Interest is the cost of borrowing money from a lender. When you make a purchase using your credit card, Capital One pays the merchant up front for you. Eventually, you pay Capital One back each time you pay your bill.
When most people think of interest, they think of a rate—specifically, an annual percentage rate (APR). That rate determines how much interest you get charged.
How is it calculated?
A good way to understand how interest is calculated is to look at your statement, write down your balance each day for that billing period, add them up and then divide by the number of days in the billing period. That's your average daily balance.

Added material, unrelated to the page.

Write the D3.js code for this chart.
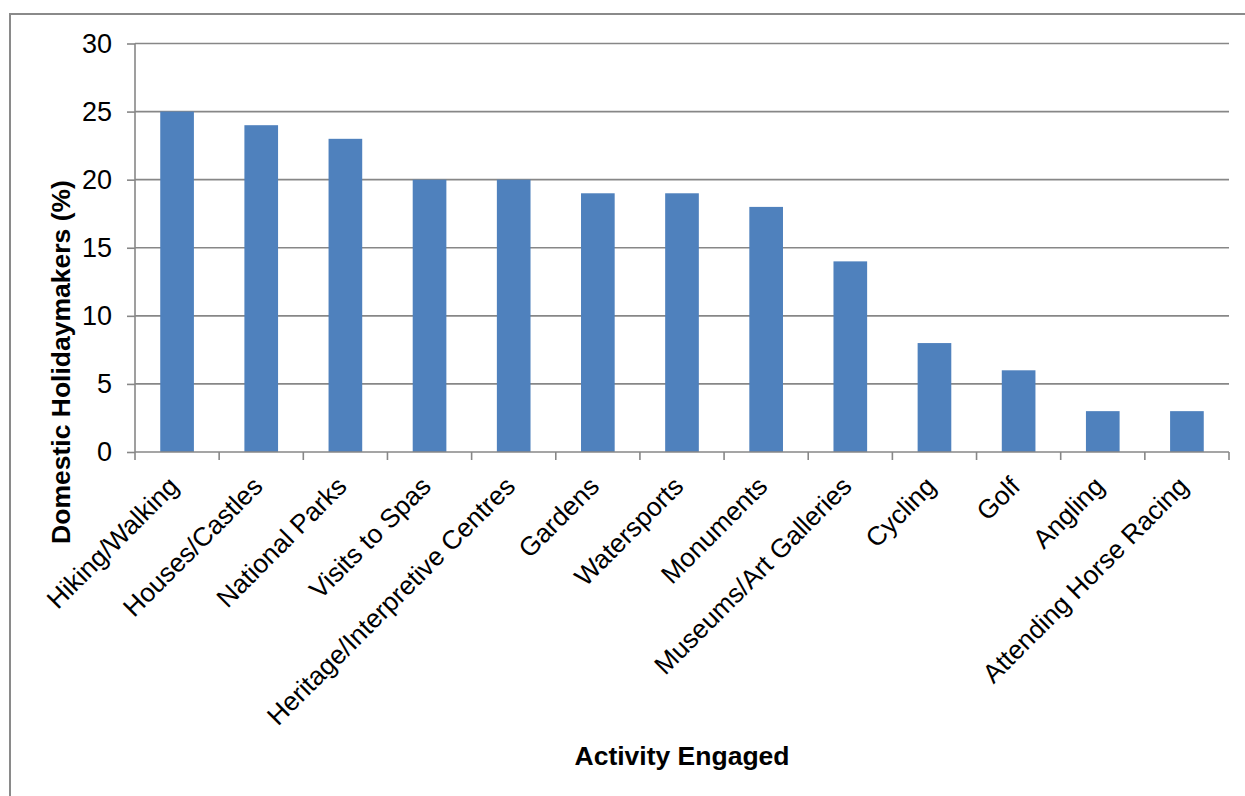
<!DOCTYPE html>
<html>
<head>
<meta charset="utf-8">
<script src="https://cdn.jsdelivr.net/npm/d3@7/dist/d3.min.js"></script>
<style>
  body { margin: 0; background: #fff; }
  svg { display: block; font-family: Arial, "Liberation Sans", sans-serif; }
  .grid line { stroke: #878787; stroke-width: 1.6; }
  .axis path, .axis line { stroke: #878787; stroke-width: 1.6; }
</style>
</head>
<body>
<script>
(function(){

  //chart data
  var activities = ["Hiking/Walking", "Houses/Castles", "National Parks", "Visits to Spas",
    "Heritage/Interpretive Centres", "Gardens", "Watersports", "Monuments",
    "Museums/Art Galleries", "Cycling", "Golf", "Angling", "Attending Horse Racing"];
  var shares = [25, 24, 23, 20, 20, 19, 19, 18, 14, 8, 6, 3, 3];
  var yTicks = [0, 5, 10, 15, 20, 25, 30];
  var yTitle = "Domestic Holidaymakers (%)";
  var xTitle = "Activity Engaged";

  //frame
  var width = 1245, height = 796;
  var left = 135, right = 1229, top = 43.5, bottom = 452;

  var svg = d3.select("body").append("svg")
    .attr("width", width)
    .attr("height", height);

  //outer border (only top and left visible)
  svg.append("path")
    .attr("d", "M10," + height + "V14H" + width)
    .attr("fill", "none")
    .attr("stroke", "#8a8a8a")
    .attr("stroke-width", 2);

  var x = d3.scaleBand()
    .domain(activities)
    .range([left, right])
    .paddingInner(0.6)
    .paddingOuter(0.3);

  var y = d3.scaleLinear()
    .domain([0, 30])
    .range([bottom, top]);

  //gridlines
  svg.append("g")
    .attr("class", "grid")
    .selectAll("line")
    .data(yTicks.filter(function(d){ return d > 0; }))
    .enter()
    .append("line")
    .attr("x1", left)
    .attr("x2", right)
    .attr("y1", function(d){ return y(d); })
    .attr("y2", function(d){ return y(d); });

  //bars
  svg.selectAll(".bar")
    .data(shares)
    .enter()
    .append("rect")
    .attr("class", "bar")
    .attr("x", function(d, i){ return x(activities[i]); })
    .attr("width", x.bandwidth())
    .attr("y", function(d){ return y(d); })
    .attr("height", function(d){ return y(0) - y(d); })
    .attr("fill", "#4f81bd");

  //y axis
  var yAxis = d3.axisLeft(y)
    .tickValues(yTicks)
    .tickSize(8)
    .tickPadding(15);

  svg.append("g")
    .attr("class", "axis")
    .attr("transform", "translate(" + left + ",0)")
    .call(yAxis)
    .call(function(g){ g.select(".domain").attr("d", "M0," + top + "V" + bottom); })
    .selectAll("text")
    .attr("font-size", 27)
    .attr("fill", "#000");

  //x axis: ticks between categories
  var step = x.step();
  var boundaries = d3.range(activities.length + 1).map(function(i){ return left + i * step; });

  var xAxis = svg.append("g").attr("class", "axis");
  xAxis.append("line")
    .attr("x1", left).attr("x2", right)
    .attr("y1", bottom).attr("y2", bottom);
  xAxis.selectAll(".xtick")
    .data(boundaries)
    .enter()
    .append("line")
    .attr("class", "xtick")
    .attr("x1", function(d){ return d; })
    .attr("x2", function(d){ return d; })
    .attr("y1", bottom)
    .attr("y2", bottom + 8);

  //category labels, rotated
  svg.selectAll(".catLabel")
    .data(activities)
    .enter()
    .append("text")
    .attr("class", "catLabel")
    .attr("transform", function(d){
      return "translate(" + (x(d) + x.bandwidth() / 2 + 3) + "," + (bottom + 36) + ") rotate(-45)";
    })
    .attr("text-anchor", "end")
    .attr("font-size", 26.3)
    .attr("fill", "#000")
    .text(function(d){ return d; });

  //axis titles
  svg.append("text")
    .attr("transform", "translate(70," + 362 + ") rotate(-90)")
    .attr("text-anchor", "middle")
    .attr("font-size", 26.5)
    .attr("font-weight", "bold")
    .text(yTitle);

  svg.append("text")
    .attr("x", (left + right) / 2)
    .attr("y", 765)
    .attr("text-anchor", "middle")
    .attr("font-size", 26.5)
    .attr("font-weight", "bold")
    .text(xTitle);

})();
</script>
</body>
</html>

Now, take your APR and divide it by 365 to get your daily rate. Finally, multiply your average daily balance by your daily rate, and multiply that result by the number of days in the billing period.
Keep in mind
- If you pay your new purchase balance in full by your due date each month, you won’t be charged interest for those transactions that post to your purchase balance. If you don’t pay your full balance by your due date, you’ll be charged interest on those unpaid purchases. One account can have several different interest rates for the balances on things like purchases you make, cash advances, balance transfers and special transfers. Always check your terms to understand specifics on your account.
- Interest is applied to cash advances immediately and is usually higher than things like your purchases and balance transfer APRs.
- Interest rates are different for everyone depending on things like credit history, payment history and other similar factors.